To do
Write out the data below in full, unchanged, minus the images.
-------- Recorded information --------
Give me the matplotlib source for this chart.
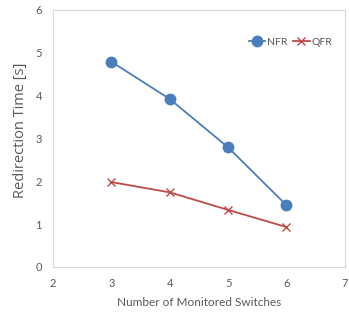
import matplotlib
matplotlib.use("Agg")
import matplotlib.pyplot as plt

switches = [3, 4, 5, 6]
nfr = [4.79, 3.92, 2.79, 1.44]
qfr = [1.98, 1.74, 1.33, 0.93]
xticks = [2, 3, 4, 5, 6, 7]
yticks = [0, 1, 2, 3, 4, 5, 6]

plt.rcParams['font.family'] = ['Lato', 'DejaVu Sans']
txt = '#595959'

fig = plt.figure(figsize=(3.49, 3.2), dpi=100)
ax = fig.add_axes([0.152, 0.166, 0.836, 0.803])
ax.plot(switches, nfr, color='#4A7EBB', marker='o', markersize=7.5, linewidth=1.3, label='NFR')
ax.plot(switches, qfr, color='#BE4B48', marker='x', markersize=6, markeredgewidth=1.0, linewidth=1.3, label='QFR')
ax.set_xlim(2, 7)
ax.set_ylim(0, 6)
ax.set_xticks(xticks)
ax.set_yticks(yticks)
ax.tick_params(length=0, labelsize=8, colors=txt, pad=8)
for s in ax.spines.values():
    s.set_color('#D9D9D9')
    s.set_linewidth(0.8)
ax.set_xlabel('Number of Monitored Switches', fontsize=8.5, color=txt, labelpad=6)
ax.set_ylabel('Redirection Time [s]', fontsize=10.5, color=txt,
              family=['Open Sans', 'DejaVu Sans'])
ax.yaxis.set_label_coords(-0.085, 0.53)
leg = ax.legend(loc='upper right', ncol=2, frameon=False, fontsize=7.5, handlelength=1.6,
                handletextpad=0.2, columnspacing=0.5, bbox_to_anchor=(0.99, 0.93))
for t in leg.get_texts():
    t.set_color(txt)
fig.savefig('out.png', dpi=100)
--------
Output
Give me the matplotlib source for this chart.
import matplotlib
matplotlib.use("Agg")
import matplotlib.pyplot as plt

switches = [3, 4, 5, 6]
nfr = [4.79, 3.92, 2.79, 1.44]
qfr = [1.98, 1.74, 1.33, 0.93]
xticks = [2, 3, 4, 5, 6, 7]
yticks = [0, 1, 2, 3, 4, 5, 6]

plt.rcParams['font.family'] = ['Lato', 'DejaVu Sans']
txt = '#595959'

fig = plt.figure(figsize=(3.49, 3.2), dpi=100)
ax = fig.add_axes([0.152, 0.166, 0.836, 0.803])
ax.plot(switches, nfr, color='#4A7EBB', marker='o', markersize=7.5, linewidth=1.3, label='NFR')
ax.plot(switches, qfr, color='#BE4B48', marker='x', markersize=6, markeredgewidth=1.0, linewidth=1.3, label='QFR')
ax.set_xlim(2, 7)
ax.set_ylim(0, 6)
ax.set_xticks(xticks)
ax.set_yticks(yticks)
ax.tick_params(length=0, labelsize=8, colors=txt, pad=8)
for s in ax.spines.values():
    s.set_color('#D9D9D9')
    s.set_linewidth(0.8)
ax.set_xlabel('Number of Monitored Switches', fontsize=8.5, color=txt, labelpad=6)
ax.set_ylabel('Redirection Time [s]', fontsize=10.5, color=txt,
              family=['Open Sans', 'DejaVu Sans'])
ax.yaxis.set_label_coords(-0.085, 0.53)
leg = ax.legend(loc='upper right', ncol=2, frameon=False, fontsize=7.5, handlelength=1.6,
                handletextpad=0.2, columnspacing=0.5, bbox_to_anchor=(0.99, 0.93))
for t in leg.get_texts():
    t.set_color(txt)
fig.savefig('out.png', dpi=100)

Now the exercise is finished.